GIVEN RECORDS:
## Start
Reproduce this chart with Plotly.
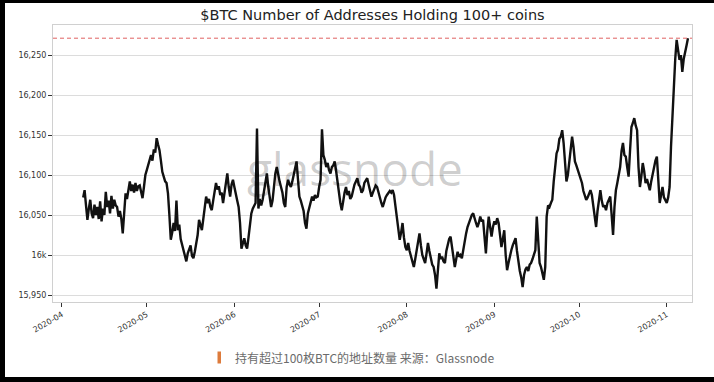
## End
## Start
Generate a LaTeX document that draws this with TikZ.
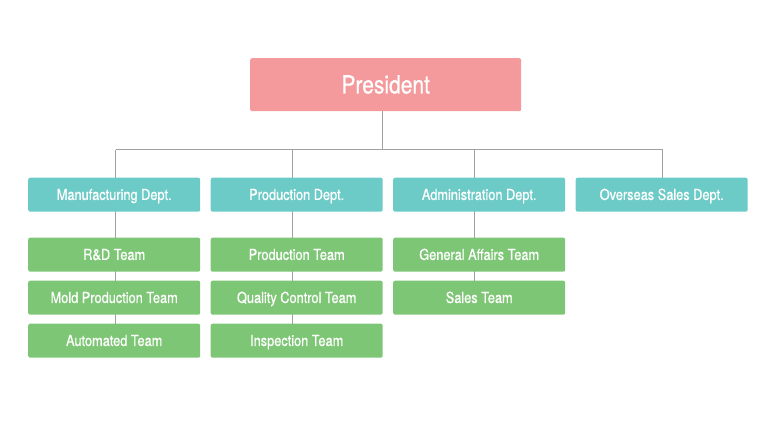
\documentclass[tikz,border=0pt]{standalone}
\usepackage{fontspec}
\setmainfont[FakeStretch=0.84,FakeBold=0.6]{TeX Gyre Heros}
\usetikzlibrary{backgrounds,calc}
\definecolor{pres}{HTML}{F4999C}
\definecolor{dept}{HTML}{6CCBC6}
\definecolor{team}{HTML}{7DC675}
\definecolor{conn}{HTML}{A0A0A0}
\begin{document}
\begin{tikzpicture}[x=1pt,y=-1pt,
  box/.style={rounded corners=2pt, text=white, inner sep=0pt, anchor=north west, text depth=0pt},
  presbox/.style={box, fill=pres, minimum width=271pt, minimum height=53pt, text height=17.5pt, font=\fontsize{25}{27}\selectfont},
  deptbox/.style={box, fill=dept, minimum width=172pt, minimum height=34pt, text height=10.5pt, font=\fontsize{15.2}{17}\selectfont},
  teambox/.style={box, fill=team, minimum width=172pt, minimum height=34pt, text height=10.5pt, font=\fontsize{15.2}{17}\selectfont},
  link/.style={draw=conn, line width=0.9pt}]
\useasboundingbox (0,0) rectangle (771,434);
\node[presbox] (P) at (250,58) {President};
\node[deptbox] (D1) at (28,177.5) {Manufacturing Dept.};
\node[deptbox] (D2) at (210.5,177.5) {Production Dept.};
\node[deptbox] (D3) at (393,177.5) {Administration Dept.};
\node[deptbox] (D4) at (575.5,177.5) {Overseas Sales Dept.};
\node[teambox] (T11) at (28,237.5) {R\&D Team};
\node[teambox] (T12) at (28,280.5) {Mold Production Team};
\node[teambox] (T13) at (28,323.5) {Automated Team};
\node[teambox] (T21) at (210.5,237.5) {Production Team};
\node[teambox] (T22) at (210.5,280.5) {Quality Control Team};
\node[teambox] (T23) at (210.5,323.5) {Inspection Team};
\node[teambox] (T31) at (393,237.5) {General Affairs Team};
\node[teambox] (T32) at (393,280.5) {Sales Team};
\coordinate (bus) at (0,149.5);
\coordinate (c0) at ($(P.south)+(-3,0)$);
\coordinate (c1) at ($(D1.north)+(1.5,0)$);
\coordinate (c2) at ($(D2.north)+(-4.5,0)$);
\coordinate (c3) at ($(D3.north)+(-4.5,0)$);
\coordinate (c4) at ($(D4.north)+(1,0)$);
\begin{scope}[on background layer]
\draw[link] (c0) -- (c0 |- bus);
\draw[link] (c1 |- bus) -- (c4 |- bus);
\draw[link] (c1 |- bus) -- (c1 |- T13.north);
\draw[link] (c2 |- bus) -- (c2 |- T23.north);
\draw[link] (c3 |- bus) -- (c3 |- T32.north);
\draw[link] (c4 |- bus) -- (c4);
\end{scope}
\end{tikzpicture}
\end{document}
## End
## Start
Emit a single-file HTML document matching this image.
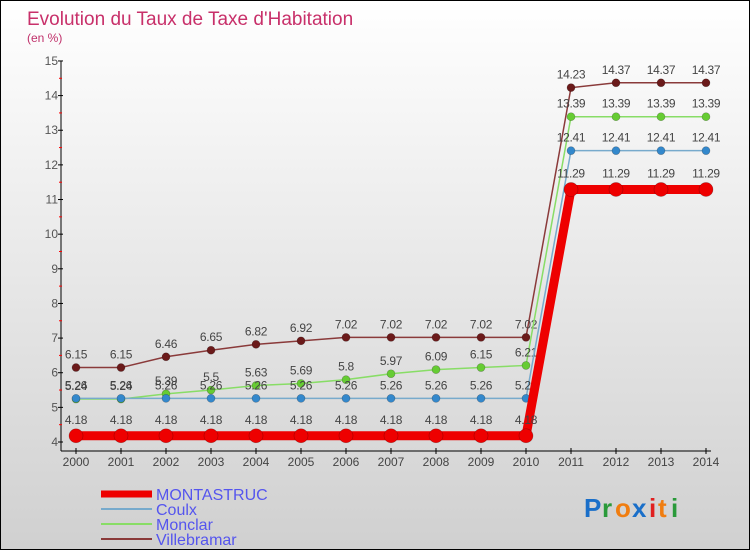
## End
CHALLENGE:
Go through the listing above line by line and say how many lines hold the word "HTML". Reply with that number only.

RESULT OF THIS EXERCISE:
5